--- Task data ---

--

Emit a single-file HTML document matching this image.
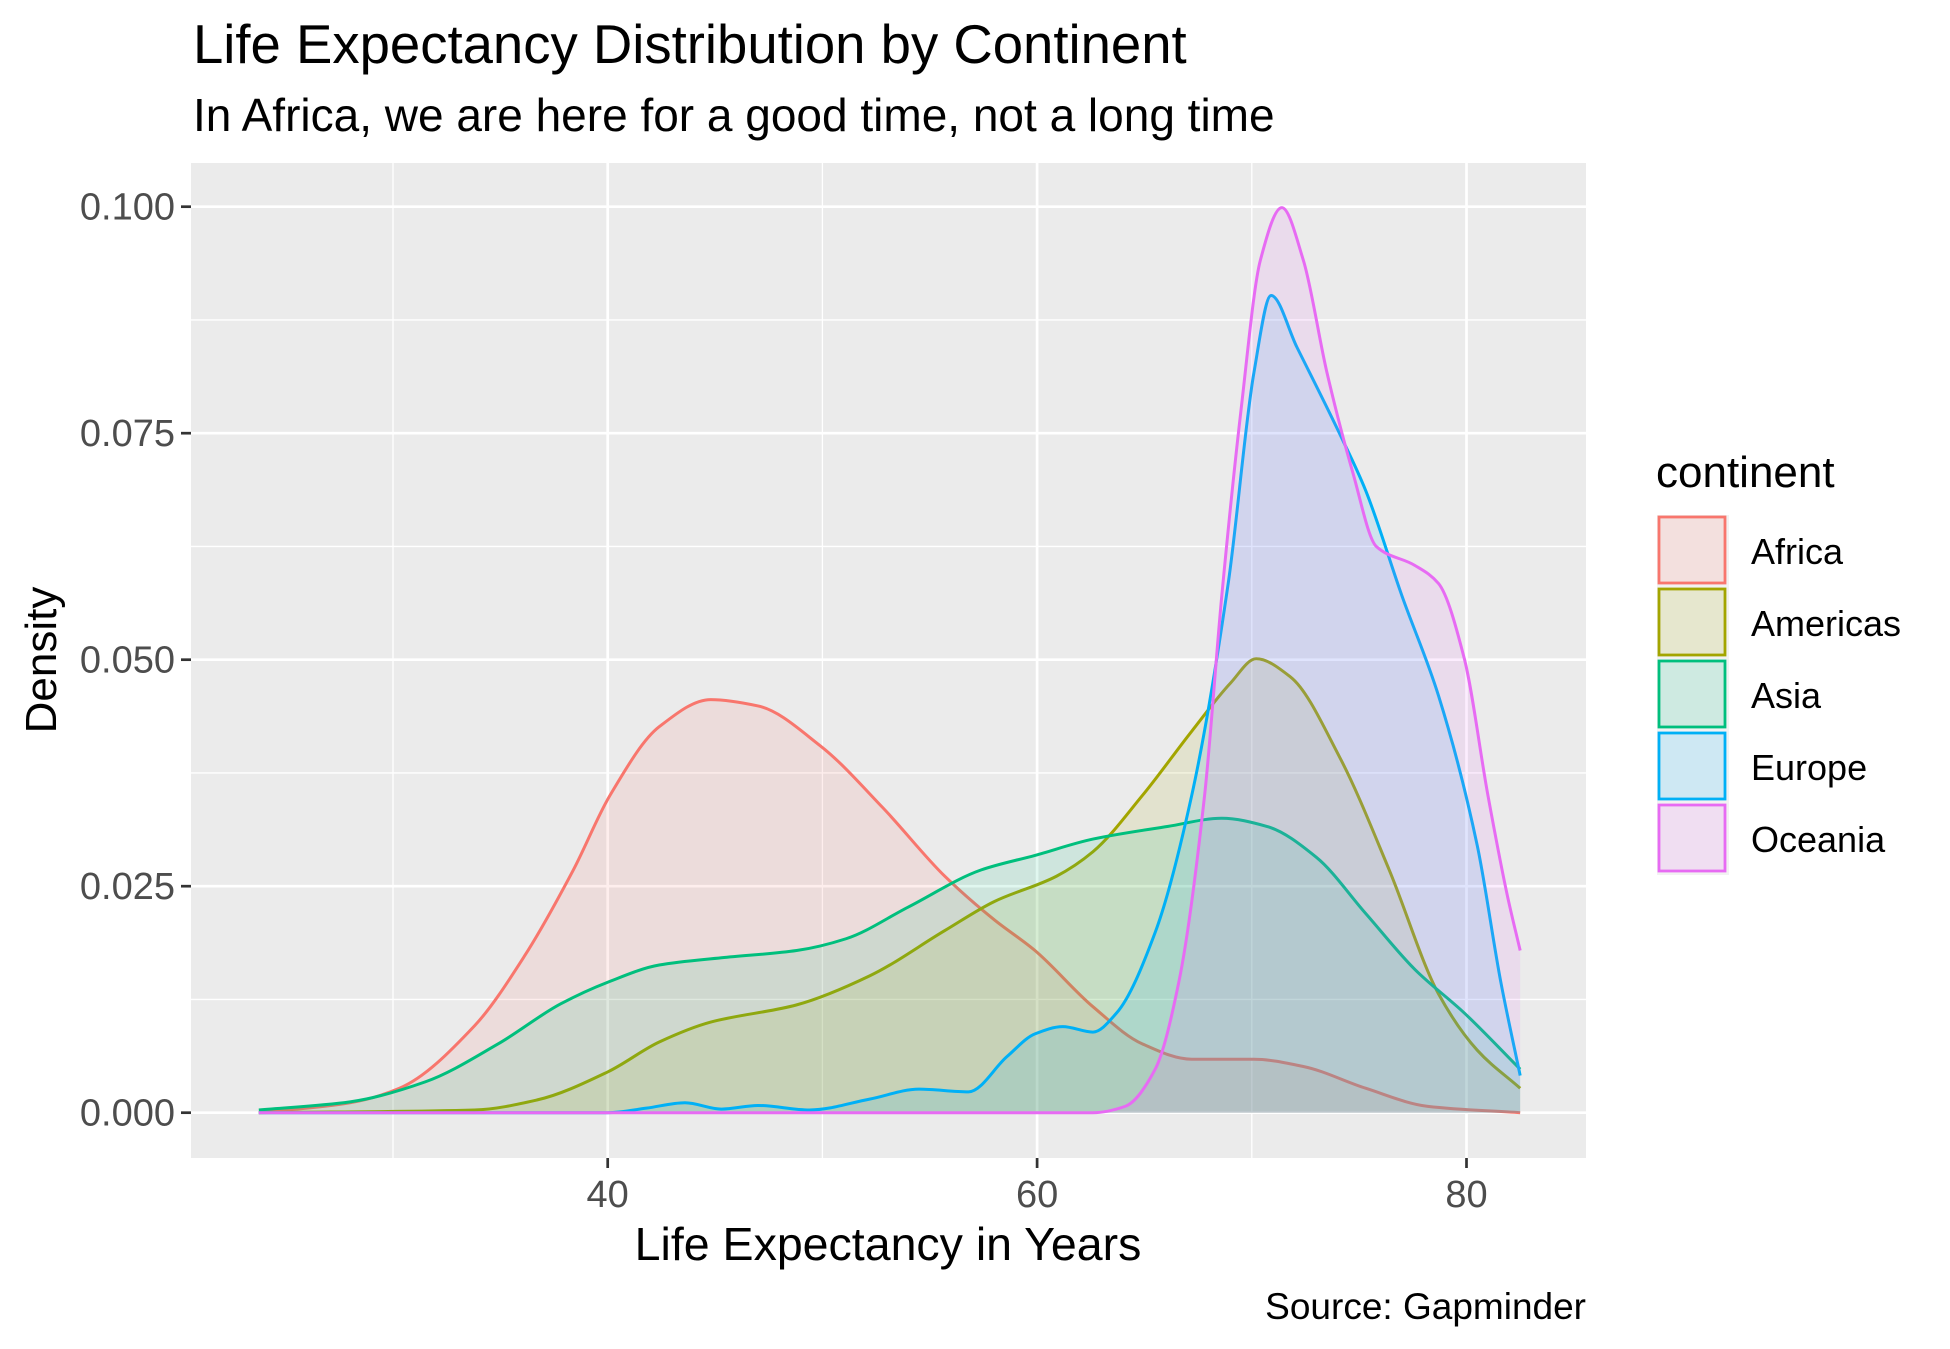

--

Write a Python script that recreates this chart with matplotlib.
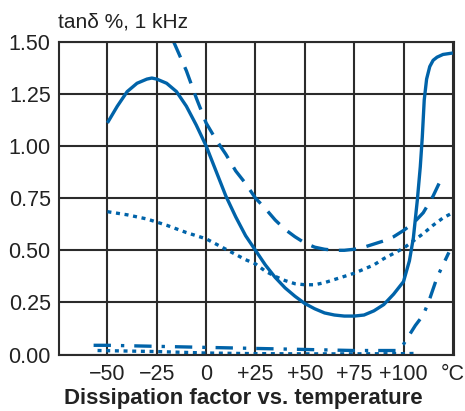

--

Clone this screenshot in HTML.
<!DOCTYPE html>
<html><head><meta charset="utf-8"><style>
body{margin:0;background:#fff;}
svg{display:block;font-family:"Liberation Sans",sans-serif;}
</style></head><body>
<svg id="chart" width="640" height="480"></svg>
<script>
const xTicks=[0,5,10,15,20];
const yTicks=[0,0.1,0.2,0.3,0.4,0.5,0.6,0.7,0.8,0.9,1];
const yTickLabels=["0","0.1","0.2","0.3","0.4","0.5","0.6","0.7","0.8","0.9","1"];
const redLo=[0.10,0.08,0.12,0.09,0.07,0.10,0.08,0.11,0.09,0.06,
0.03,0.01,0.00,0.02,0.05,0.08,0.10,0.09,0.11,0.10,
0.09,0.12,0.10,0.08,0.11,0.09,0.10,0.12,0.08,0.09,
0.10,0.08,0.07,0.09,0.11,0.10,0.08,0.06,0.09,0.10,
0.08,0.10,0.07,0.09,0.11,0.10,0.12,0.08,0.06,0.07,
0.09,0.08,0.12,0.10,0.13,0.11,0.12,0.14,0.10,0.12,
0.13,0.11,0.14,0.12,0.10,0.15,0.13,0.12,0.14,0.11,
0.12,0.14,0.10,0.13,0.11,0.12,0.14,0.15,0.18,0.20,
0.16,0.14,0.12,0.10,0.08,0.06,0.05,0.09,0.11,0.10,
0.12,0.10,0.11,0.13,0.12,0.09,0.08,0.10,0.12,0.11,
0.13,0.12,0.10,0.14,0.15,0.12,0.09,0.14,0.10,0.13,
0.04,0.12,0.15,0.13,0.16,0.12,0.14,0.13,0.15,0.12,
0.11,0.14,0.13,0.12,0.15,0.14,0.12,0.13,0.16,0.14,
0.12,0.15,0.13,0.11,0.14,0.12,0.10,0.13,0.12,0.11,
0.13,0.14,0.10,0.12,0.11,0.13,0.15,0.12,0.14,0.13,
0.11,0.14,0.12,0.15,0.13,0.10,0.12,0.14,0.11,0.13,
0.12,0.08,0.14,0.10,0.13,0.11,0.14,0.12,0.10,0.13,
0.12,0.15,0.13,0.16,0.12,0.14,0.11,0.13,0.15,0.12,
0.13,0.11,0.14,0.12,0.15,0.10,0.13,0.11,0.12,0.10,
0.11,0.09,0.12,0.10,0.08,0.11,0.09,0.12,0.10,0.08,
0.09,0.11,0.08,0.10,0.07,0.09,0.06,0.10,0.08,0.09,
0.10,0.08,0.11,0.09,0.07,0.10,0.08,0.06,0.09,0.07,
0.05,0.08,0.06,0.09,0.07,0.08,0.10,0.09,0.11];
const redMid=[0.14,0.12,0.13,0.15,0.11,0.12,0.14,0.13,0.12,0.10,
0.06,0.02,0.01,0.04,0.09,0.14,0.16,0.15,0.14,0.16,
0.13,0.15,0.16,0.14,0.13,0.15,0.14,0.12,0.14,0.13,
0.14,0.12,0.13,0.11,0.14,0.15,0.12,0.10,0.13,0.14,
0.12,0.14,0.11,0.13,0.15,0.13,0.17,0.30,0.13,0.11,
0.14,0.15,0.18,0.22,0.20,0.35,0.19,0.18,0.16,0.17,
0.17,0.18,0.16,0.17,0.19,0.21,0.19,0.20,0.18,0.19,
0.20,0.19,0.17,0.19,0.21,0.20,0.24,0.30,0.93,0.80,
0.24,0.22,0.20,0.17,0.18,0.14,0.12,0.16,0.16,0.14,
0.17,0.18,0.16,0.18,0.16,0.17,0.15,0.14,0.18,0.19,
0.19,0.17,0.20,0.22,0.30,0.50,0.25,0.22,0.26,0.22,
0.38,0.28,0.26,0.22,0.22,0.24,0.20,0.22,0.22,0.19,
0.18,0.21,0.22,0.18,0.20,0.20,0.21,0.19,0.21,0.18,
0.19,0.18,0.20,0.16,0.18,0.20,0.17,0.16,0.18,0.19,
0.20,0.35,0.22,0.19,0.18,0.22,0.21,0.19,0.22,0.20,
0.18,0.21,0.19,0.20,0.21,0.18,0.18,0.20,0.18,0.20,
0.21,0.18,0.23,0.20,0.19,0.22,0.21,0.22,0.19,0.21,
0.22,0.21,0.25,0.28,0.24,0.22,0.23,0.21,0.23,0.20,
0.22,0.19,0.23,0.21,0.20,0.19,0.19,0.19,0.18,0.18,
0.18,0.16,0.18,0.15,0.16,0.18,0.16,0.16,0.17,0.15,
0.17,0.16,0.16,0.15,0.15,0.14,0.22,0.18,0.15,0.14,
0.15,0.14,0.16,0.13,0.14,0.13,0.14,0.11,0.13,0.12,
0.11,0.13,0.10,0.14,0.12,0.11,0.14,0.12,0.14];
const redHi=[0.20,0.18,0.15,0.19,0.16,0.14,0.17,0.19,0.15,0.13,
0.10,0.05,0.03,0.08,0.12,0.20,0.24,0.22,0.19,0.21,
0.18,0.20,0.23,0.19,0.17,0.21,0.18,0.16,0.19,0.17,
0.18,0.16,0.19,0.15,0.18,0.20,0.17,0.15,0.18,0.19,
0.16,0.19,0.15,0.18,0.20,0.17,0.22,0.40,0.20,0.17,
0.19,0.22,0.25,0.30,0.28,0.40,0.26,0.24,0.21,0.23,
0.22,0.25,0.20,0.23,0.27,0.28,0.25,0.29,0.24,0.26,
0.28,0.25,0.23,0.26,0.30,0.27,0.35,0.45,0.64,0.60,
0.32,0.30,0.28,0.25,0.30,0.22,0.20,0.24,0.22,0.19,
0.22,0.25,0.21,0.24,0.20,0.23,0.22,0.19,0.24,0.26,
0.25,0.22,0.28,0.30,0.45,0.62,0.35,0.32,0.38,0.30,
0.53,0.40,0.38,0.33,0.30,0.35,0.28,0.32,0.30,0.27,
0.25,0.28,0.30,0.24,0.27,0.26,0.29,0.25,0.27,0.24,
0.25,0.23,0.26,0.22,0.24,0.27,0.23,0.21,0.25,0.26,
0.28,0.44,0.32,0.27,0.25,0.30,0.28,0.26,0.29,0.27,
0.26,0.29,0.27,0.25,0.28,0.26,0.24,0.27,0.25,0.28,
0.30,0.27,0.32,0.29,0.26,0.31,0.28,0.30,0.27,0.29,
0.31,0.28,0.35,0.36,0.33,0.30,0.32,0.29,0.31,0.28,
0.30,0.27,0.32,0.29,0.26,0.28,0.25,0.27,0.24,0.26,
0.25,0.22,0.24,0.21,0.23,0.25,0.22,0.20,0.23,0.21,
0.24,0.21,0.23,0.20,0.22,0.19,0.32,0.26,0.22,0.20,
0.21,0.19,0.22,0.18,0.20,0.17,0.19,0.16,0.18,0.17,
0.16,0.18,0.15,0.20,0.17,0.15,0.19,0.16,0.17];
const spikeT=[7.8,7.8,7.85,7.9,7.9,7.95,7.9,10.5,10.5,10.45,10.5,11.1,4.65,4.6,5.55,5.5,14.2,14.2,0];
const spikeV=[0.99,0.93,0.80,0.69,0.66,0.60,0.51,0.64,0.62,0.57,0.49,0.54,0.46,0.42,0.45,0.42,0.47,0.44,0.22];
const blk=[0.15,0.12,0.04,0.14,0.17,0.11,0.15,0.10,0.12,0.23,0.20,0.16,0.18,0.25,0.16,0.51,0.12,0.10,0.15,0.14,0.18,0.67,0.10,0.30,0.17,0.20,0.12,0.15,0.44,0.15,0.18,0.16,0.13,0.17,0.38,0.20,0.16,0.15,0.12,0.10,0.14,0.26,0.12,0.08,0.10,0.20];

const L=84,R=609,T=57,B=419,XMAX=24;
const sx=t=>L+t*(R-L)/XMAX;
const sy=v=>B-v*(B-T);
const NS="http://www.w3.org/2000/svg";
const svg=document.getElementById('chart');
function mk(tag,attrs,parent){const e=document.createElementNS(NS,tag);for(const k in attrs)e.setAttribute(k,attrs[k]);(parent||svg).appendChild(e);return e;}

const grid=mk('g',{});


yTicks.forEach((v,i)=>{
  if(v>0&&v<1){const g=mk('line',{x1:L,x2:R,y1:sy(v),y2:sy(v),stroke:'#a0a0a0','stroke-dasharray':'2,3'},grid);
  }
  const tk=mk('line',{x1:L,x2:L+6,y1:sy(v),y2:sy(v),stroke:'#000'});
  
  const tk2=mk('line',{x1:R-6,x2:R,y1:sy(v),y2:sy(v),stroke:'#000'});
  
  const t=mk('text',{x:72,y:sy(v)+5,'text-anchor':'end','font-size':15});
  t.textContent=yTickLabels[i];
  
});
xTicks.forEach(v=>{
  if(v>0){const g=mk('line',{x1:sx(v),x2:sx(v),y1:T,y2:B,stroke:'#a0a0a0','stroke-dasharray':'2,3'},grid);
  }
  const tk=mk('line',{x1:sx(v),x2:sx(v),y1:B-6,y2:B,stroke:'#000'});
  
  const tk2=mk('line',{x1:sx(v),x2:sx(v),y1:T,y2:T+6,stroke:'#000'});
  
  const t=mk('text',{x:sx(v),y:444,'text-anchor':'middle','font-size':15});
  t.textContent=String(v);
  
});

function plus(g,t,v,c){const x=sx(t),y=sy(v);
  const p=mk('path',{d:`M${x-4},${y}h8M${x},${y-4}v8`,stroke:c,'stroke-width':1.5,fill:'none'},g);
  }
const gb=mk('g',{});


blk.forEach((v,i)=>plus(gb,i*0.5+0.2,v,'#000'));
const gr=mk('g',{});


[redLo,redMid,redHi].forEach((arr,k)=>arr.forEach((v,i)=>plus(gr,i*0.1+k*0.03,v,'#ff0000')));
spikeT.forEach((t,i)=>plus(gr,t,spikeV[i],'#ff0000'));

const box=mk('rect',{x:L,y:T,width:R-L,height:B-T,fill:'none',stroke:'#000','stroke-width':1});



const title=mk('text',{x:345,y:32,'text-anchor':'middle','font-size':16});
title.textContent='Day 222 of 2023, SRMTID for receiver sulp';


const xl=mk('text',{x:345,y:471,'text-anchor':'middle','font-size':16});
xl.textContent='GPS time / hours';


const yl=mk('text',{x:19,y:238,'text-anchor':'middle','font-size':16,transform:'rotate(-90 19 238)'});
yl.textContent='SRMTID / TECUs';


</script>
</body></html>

--

Gather and copy every line of the data in which the string "chart" is found.

--- The reply ---
Write a Python script that recreates this chart with matplotlib.
<svg id="chart" width="640" height="480"></svg>
const svg=document.getElementById('chart');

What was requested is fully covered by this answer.